## Data section

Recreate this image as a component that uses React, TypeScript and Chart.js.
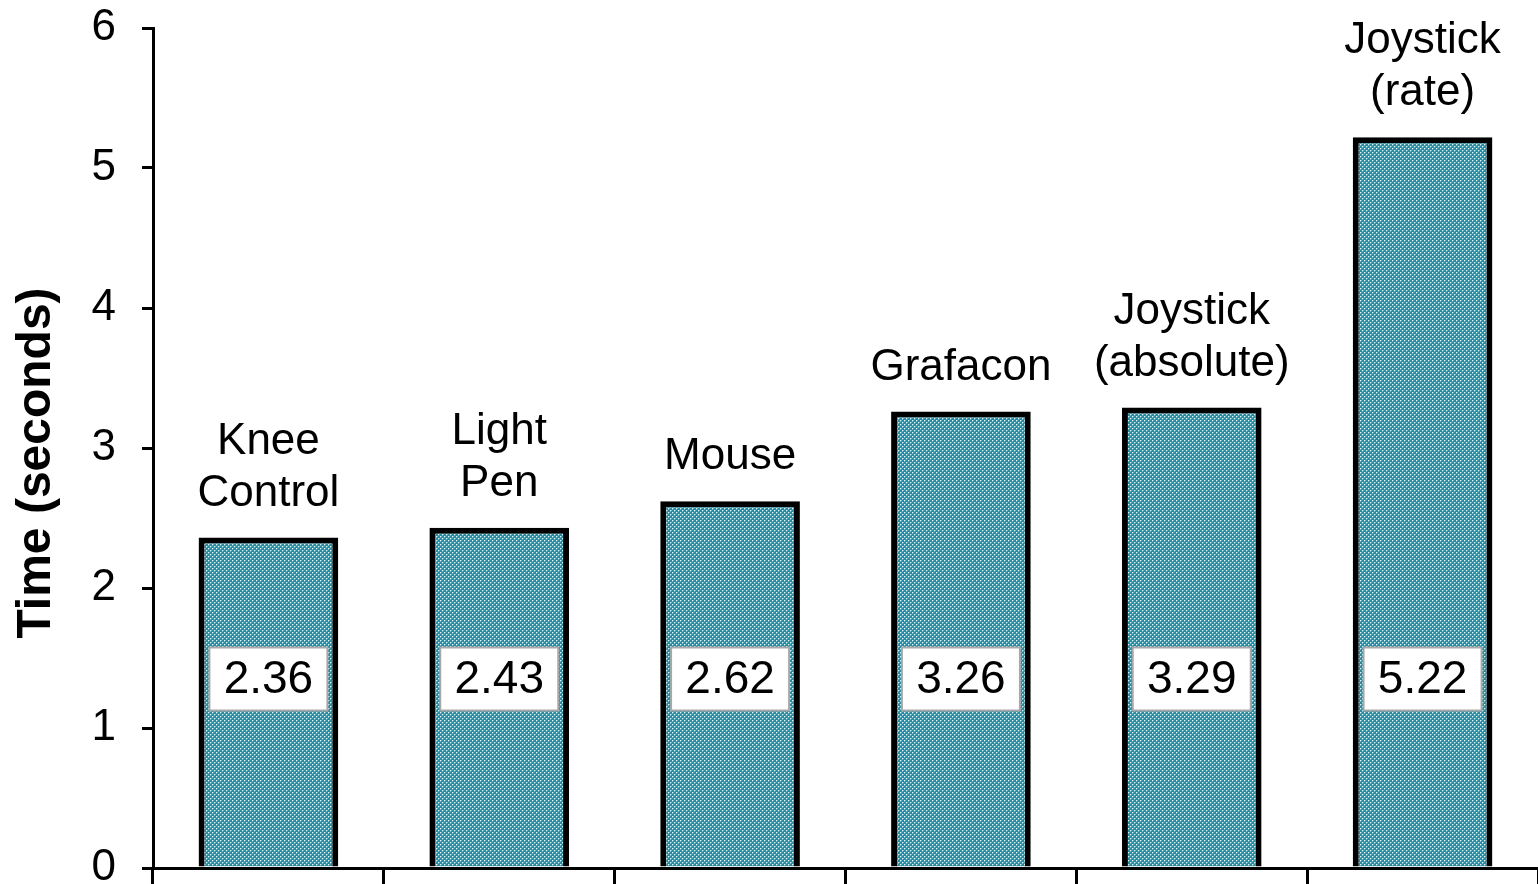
import React, { useEffect, useRef } from "react";
import { Chart, registerables } from "chart.js";

Chart.register(...registerables);

const categoryLines: string[][] = [
  ["Knee", "Control"],
  ["Light", "Pen"],
  ["Mouse"],
  ["Grafacon"],
  ["Joystick", "(absolute)"],
  ["Joystick", "(rate)"],
];
const times: number[] = [2.36, 2.43, 2.62, 3.26, 3.29, 5.22];
const valueLabels: string[] = ["2.36", "2.43", "2.62", "3.26", "3.29", "5.22"];
const yTicks: number[] = [0, 1, 2, 3, 4, 5, 6];
const yTitle = "Time (seconds)";

const FONT = "Arial, 'Liberation Sans', sans-serif";

function makePattern(): CanvasPattern | string {
  const c = document.createElement("canvas");
  c.width = 4;
  c.height = 4;
  const g = c.getContext("2d");
  if (!g) return "#4a9db0";
  g.fillStyle = "#2a8ba1";
  g.fillRect(0, 0, 4, 4);
  g.fillStyle = "#e2f3f6";
  g.fillRect(0, 0, 1, 1);
  g.fillRect(2, 2, 1, 1);
  g.fillStyle = "#6fb7c7";
  g.fillRect(1, 0, 1, 1);
  g.fillRect(3, 2, 1, 1);
  g.fillRect(0, 1, 1, 1);
  g.fillRect(2, 3, 1, 1);
  const p = g.createPattern(c, "repeat");
  return p || "#4a9db0";
}

const labelPlugin = {
  id: "barLabels",
  afterDatasetsDraw(chart: any) {
    const ctx = chart.ctx;
    const meta = chart.getDatasetMeta(0);
    const yScale = chart.scales.y;
    const area = chart.chartArea;
    ctx.save();
    meta.data.forEach((bar: any, i: number) => {
      const x = bar.x;
      ctx.fillStyle = "#000";
      ctx.font = `44px ${FONT}`;
      ctx.textAlign = "center";
      ctx.textBaseline = "middle";
      const lines = categoryLines[i];
      const lh = 52;
      const bottomY = bar.y - 44;
      lines.forEach((ln, k) => {
        ctx.fillText(ln, x, bottomY - (lines.length - 1 - k) * lh);
      });
      const cy = yScale.getPixelForValue(1.35);
      const w = 118;
      const h = 63;
      ctx.fillStyle = "#fff";
      ctx.fillRect(x - w / 2, cy - h / 2, w, h);
      ctx.strokeStyle = "#a8a8a8";
      ctx.lineWidth = 2;
      ctx.strokeRect(x - w / 2, cy - h / 2, w, h);
      ctx.fillStyle = "#000";
      ctx.font = `46px ${FONT}`;
      ctx.fillText(valueLabels[i], x, cy + 1);
    });
    ctx.save();
    ctx.translate(37, (area.top + area.bottom) / 2 + 15);
    ctx.rotate(-Math.PI / 2);
    ctx.font = `bold 48px ${FONT}`;
    ctx.fillStyle = "#000";
    ctx.textAlign = "center";
    ctx.textBaseline = "middle";
    ctx.fillText(yTitle, 0, 0);
    ctx.restore();
    ctx.restore();
  },
};

export default function App() {
  const ref = useRef<HTMLCanvasElement | null>(null);
  useEffect(() => {
    if (!ref.current) return;
    const chart = new Chart(ref.current, {
      type: "bar",
      data: {
        labels: categoryLines.map((l) => l.join(" ")),
        datasets: [
          {
            data: times,
            backgroundColor: makePattern() as any,
            borderColor: "#000",
            borderWidth: 6,
            borderSkipped: "bottom",
            categoryPercentage: 1,
            barPercentage: 0.605,
          },
        ],
      },
      options: {
        responsive: false,
        animation: false,
        devicePixelRatio: 1,
        layout: { padding: { top: 28, right: 0, left: 0, bottom: 0 } },
        plugins: {
          legend: { display: false },
          tooltip: { enabled: false },
        },
        scales: {
          x: {
            grid: {
              display: true,
              drawOnChartArea: false,
              drawTicks: true,
              tickLength: 16,
              color: "#000",
              lineWidth: 3,
              offset: true,
            },
            border: { display: true, color: "#000", width: 3 },
            ticks: { display: false },
            afterFit: (s: any) => {
              s.height = 16;
              s.paddingLeft = 0;
              s.paddingRight = 0;
            },
          },
          y: {
            min: 0,
            max: 6,
            afterBuildTicks: (s: any) => {
              s.ticks = yTicks.map((v) => ({ value: v }));
            },
            grid: {
              display: true,
              drawOnChartArea: false,
              drawTicks: true,
              tickLength: 11,
              color: "#000",
              lineWidth: 3,
            },
            border: { display: true, color: "#000", width: 3 },
            ticks: {
              color: "#000",
              padding: 26,
              font: { family: FONT, size: 44 },
            },
            afterFit: (s: any) => {
              s.width = 153;
              s.paddingTop = 0;
              s.paddingBottom = 0;
            },
          },
        },
      },
      plugins: [labelPlugin],
    });
    return () => chart.destroy();
  }, []);
  return (
    <div style={{ position: "fixed", left: 0, top: 0, width: 1538, height: 884, background: "#fff" }}>
      <canvas ref={ref} width={1538} height={884} />
    </div>
  );
}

## Aim of the exercise
Except for the pictures, copy the material above exactly.

## Solved exercise
Recreate this image as a component that uses React, TypeScript and Chart.js.
import React, { useEffect, useRef } from "react";
import { Chart, registerables } from "chart.js";

Chart.register(...registerables);

const categoryLines: string[][] = [
  ["Knee", "Control"],
  ["Light", "Pen"],
  ["Mouse"],
  ["Grafacon"],
  ["Joystick", "(absolute)"],
  ["Joystick", "(rate)"],
];
const times: number[] = [2.36, 2.43, 2.62, 3.26, 3.29, 5.22];
const valueLabels: string[] = ["2.36", "2.43", "2.62", "3.26", "3.29", "5.22"];
const yTicks: number[] = [0, 1, 2, 3, 4, 5, 6];
const yTitle = "Time (seconds)";

const FONT = "Arial, 'Liberation Sans', sans-serif";

function makePattern(): CanvasPattern | string {
  const c = document.createElement("canvas");
  c.width = 4;
  c.height = 4;
  const g = c.getContext("2d");
  if (!g) return "#4a9db0";
  g.fillStyle = "#2a8ba1";
  g.fillRect(0, 0, 4, 4);
  g.fillStyle = "#e2f3f6";
  g.fillRect(0, 0, 1, 1);
  g.fillRect(2, 2, 1, 1);
  g.fillStyle = "#6fb7c7";
  g.fillRect(1, 0, 1, 1);
  g.fillRect(3, 2, 1, 1);
  g.fillRect(0, 1, 1, 1);
  g.fillRect(2, 3, 1, 1);
  const p = g.createPattern(c, "repeat");
  return p || "#4a9db0";
}

const labelPlugin = {
  id: "barLabels",
  afterDatasetsDraw(chart: any) {
    const ctx = chart.ctx;
    const meta = chart.getDatasetMeta(0);
    const yScale = chart.scales.y;
    const area = chart.chartArea;
    ctx.save();
    meta.data.forEach((bar: any, i: number) => {
      const x = bar.x;
      ctx.fillStyle = "#000";
      ctx.font = `44px ${FONT}`;
      ctx.textAlign = "center";
      ctx.textBaseline = "middle";
      const lines = categoryLines[i];
      const lh = 52;
      const bottomY = bar.y - 44;
      lines.forEach((ln, k) => {
        ctx.fillText(ln, x, bottomY - (lines.length - 1 - k) * lh);
      });
      const cy = yScale.getPixelForValue(1.35);
      const w = 118;
      const h = 63;
      ctx.fillStyle = "#fff";
      ctx.fillRect(x - w / 2, cy - h / 2, w, h);
      ctx.strokeStyle = "#a8a8a8";
      ctx.lineWidth = 2;
      ctx.strokeRect(x - w / 2, cy - h / 2, w, h);
      ctx.fillStyle = "#000";
      ctx.font = `46px ${FONT}`;
      ctx.fillText(valueLabels[i], x, cy + 1);
    });
    ctx.save();
    ctx.translate(37, (area.top + area.bottom) / 2 + 15);
    ctx.rotate(-Math.PI / 2);
    ctx.font = `bold 48px ${FONT}`;
    ctx.fillStyle = "#000";
    ctx.textAlign = "center";
    ctx.textBaseline = "middle";
    ctx.fillText(yTitle, 0, 0);
    ctx.restore();
    ctx.restore();
  },
};

export default function App() {
  const ref = useRef<HTMLCanvasElement | null>(null);
  useEffect(() => {
    if (!ref.current) return;
    const chart = new Chart(ref.current, {
      type: "bar",
      data: {
        labels: categoryLines.map((l) => l.join(" ")),
        datasets: [
          {
            data: times,
            backgroundColor: makePattern() as any,
            borderColor: "#000",
            borderWidth: 6,
            borderSkipped: "bottom",
            categoryPercentage: 1,
            barPercentage: 0.605,
          },
        ],
      },
      options: {
        responsive: false,
        animation: false,
        devicePixelRatio: 1,
        layout: { padding: { top: 28, right: 0, left: 0, bottom: 0 } },
        plugins: {
          legend: { display: false },
          tooltip: { enabled: false },
        },
        scales: {
          x: {
            grid: {
              display: true,
              drawOnChartArea: false,
              drawTicks: true,
              tickLength: 16,
              color: "#000",
              lineWidth: 3,
              offset: true,
            },
            border: { display: true, color: "#000", width: 3 },
            ticks: { display: false },
            afterFit: (s: any) => {
              s.height = 16;
              s.paddingLeft = 0;
              s.paddingRight = 0;
            },
          },
          y: {
            min: 0,
            max: 6,
            afterBuildTicks: (s: any) => {
              s.ticks = yTicks.map((v) => ({ value: v }));
            },
            grid: {
              display: true,
              drawOnChartArea: false,
              drawTicks: true,
              tickLength: 11,
              color: "#000",
              lineWidth: 3,
            },
            border: { display: true, color: "#000", width: 3 },
            ticks: {
              color: "#000",
              padding: 26,
              font: { family: FONT, size: 44 },
            },
            afterFit: (s: any) => {
              s.width = 153;
              s.paddingTop = 0;
              s.paddingBottom = 0;
            },
          },
        },
      },
      plugins: [labelPlugin],
    });
    return () => chart.destroy();
  }, []);
  return (
    <div style={{ position: "fixed", left: 0, top: 0, width: 1538, height: 884, background: "#fff" }}>
      <canvas ref={ref} width={1538} height={884} />
    </div>
  );
}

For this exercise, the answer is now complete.